I caught up with Anderson and in our conversation, we talked about her adolescent punk phase, how she became Dana Scully, and the challenges of taking on roles based on real people and events.

Tune in every Thursday, and join us as we continue to explore the minds that shape our world. You can listen to the full episode here, but here are a handful of excerpts from our conversation, which have been condensed and edited for clarity.

On the so-called “Scully Effect,” about the impact of her X-Files character, Dana Scully:

There was a big study that was done by the Geena Davis project that was talking about the influence of women culturally. And the facts were that at the time that we were airing, there really weren’t a lot of other women on television who had agency, who were intelligent, who were as forthright and smart and capable and educated as Dana Scully was. You know, what we had seen on television right at the time was Baywatch. And so she was a very new kind of woman. And not only was she a forensic pathologist, but she was an FBI agent, a doctor, a scientist. And so she was a professional woman and women were seeing her for the first time and going: I want to be that, I want to do that, I see myself represented in that and I haven’t seen myself represented before. And suddenly she made it okay for women to be smart and professional and have agency. And so, it had a big influence on young women.

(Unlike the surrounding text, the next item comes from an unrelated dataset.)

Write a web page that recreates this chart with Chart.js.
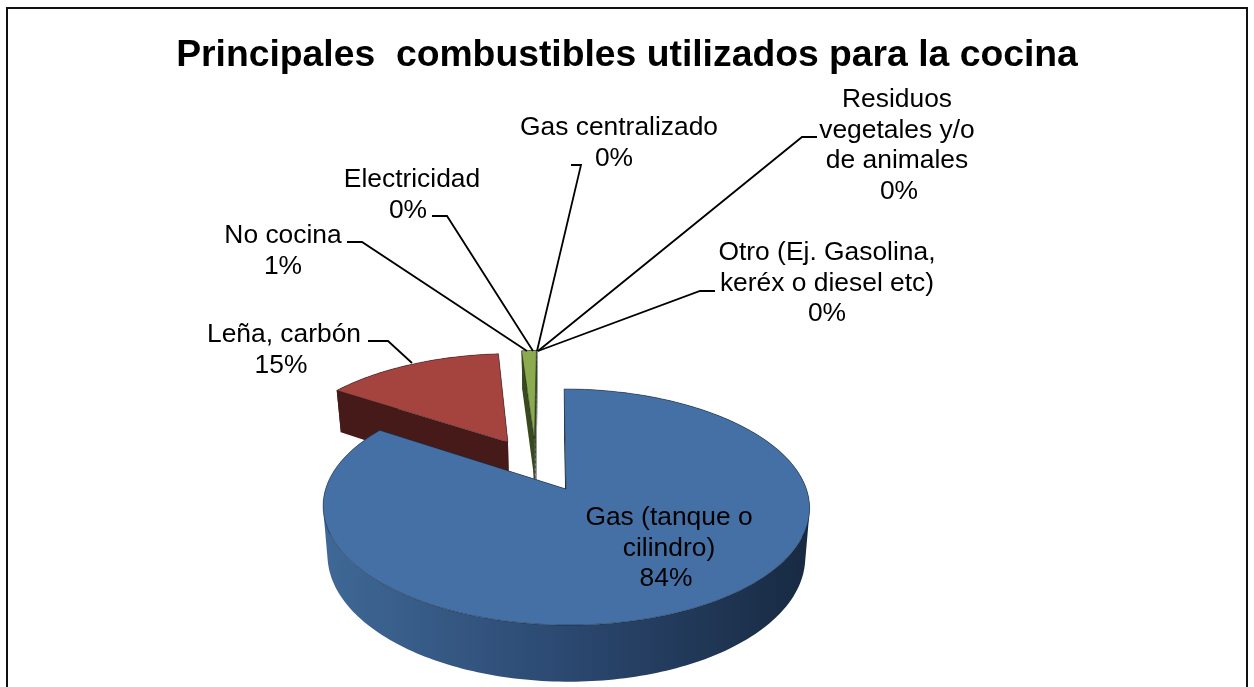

On playing Margaret Thatcher in The Crown:

Thatcher is an interesting character because, she’s so divisive, particularly in the U.K., because there were a lot of people who were completely enamored of her. And there are a great many people who absolutely revile her and everything that she stood for and everything they would say she did to their family, their country, their pocketbook. And so, people have very strong feelings about her over here. So I think what I’m grateful for is that how she was drawn within the context of the series of The Crown felt like it was very three dimensional, and you got to see a three dimensional version of her that had not really been exposed before or seen quite in that way. And I think it’s always interesting when you can look at a human being from all sides and not necessarily purely a side that you might have a reactive or, you know, very myopic response to, but are able to see all sides of the coin. And I feel like this series did that.

On recreating the scandalous 2019 BBC interview with Prince Andrew in her new Netflix film, Scoop:

We decided we were gonna just do the interview from beginning to end. And so that meant obviously a different type of preparation for Rufus [Sewell] and me, that we would be verbatim memorizing the interview, you know, 10, 11 minutes sitting there. And so the way they had set it up was with all of the cameras that we were using to shoot it, but also all of the cameras that were actually there on the day, all the little six cameras that were actually present during the real interview. And so there were six to eight cameras filming at the same time. So it was able to capture the interview, and we were basically able to run it as if we were doing a scene from a play almost.

And so we basically came in to work that day. There was no rehearsal. We just basically sat down, got mic’d up and made sure that our positions were correct for how it was in real life. And: action.